How virtual reality improves the safety of self-driving cars
Researchers are developing a way to test the safety of autonomous driving by putting vehicles in a kind of virtual reality.
A team of researchers at Ohio State University has developed software to improve the safety of autonomous vehicles. Called Vehicle-in-Virtual-Environment (VVE), it allows driverless cars to be tested in a safe environment and creates a kind of virtual reality for robo-cars.
VR Headset for Self-Driving Cars
In autonomous driving, lidar, radar, or camera sensors capture the vehicle's surroundings and send the data to an AI system. The AI system, in turn, evaluates in real time how to handle the particular traffic situation detected by the sensors. In order to "learn" the right behavior and navigate safely through public road traffic, large data sets of real-world traffic situations and hours of training are required.
Ohio State University's VVE method minimizes the required training hours on public roads and replaces reality with a kind of virtual reality. The autonomous vehicle travels around a large, empty parking lot. Data normally collected by the vehicle's sensors is fed into the AI system by software.

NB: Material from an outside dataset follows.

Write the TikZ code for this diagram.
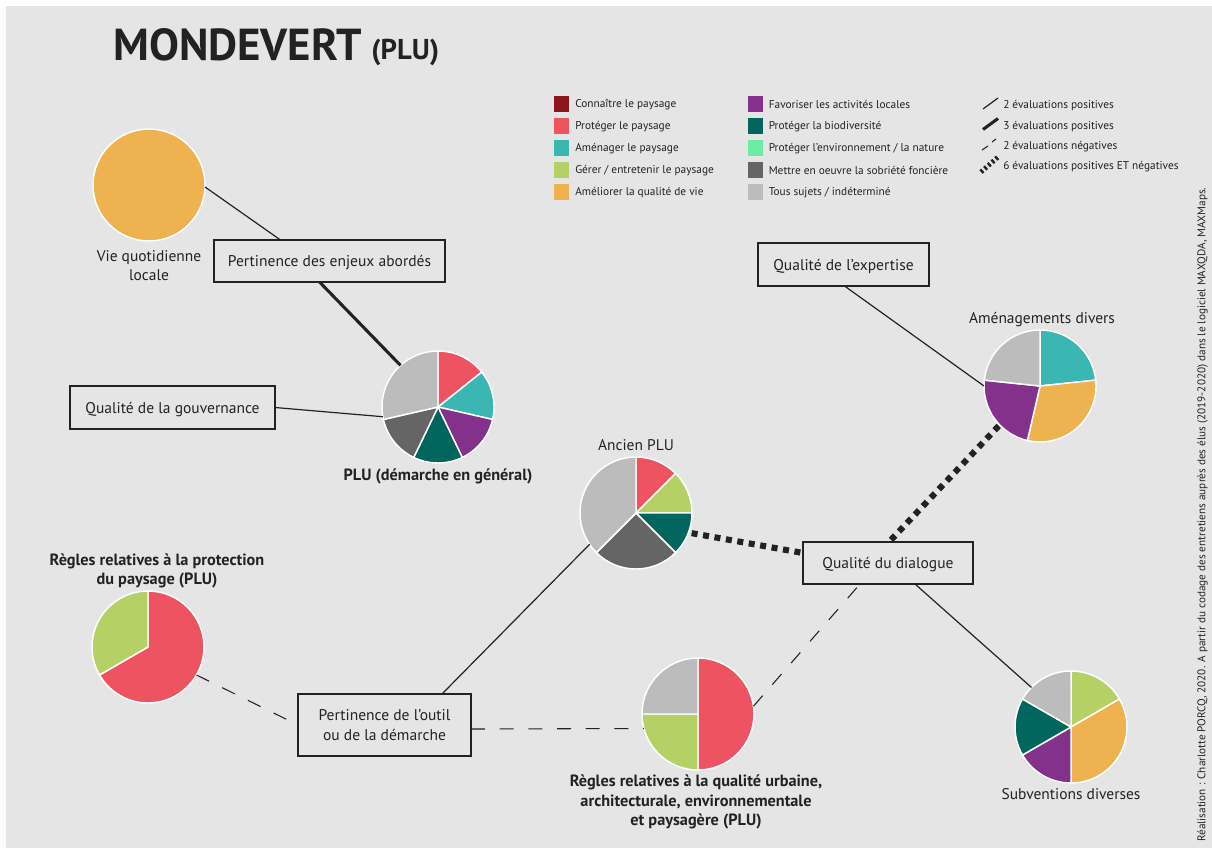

For example, the vehicle "believes" it is at an intersection in the city center, even though it is only driving in the parking lot. The software then paints the car a picture of a highly realistic 3D environment of road conditions, other vehicles, pedestrians, objects, and dangerous situations.
A new standard for AI training for autonomous driving?
"With our software, we're able to make the vehicle think that it's driving on actual roads while actually operating on a large open, safe test area," explains Aksun-Guvenc of the Ohio State research team. This AI training would save time and money and eliminate the risk of fatal accidents caused by self-driving cars.
In a study, the researchers showed that this virtual reality for autonomous driving systems helps avoid potential collisions, increases pedestrian safety, and improves response to rare or extreme traffic situations.
The software makes it possible to simulate every conceivable scenario, from extreme traffic situations to everyday encounters with pedestrians at a crosswalk, said Levent Guvenc, co-author of the study. The developers have already filed a patent for the technology and hope it will become an industry standard in the next five to 10 years.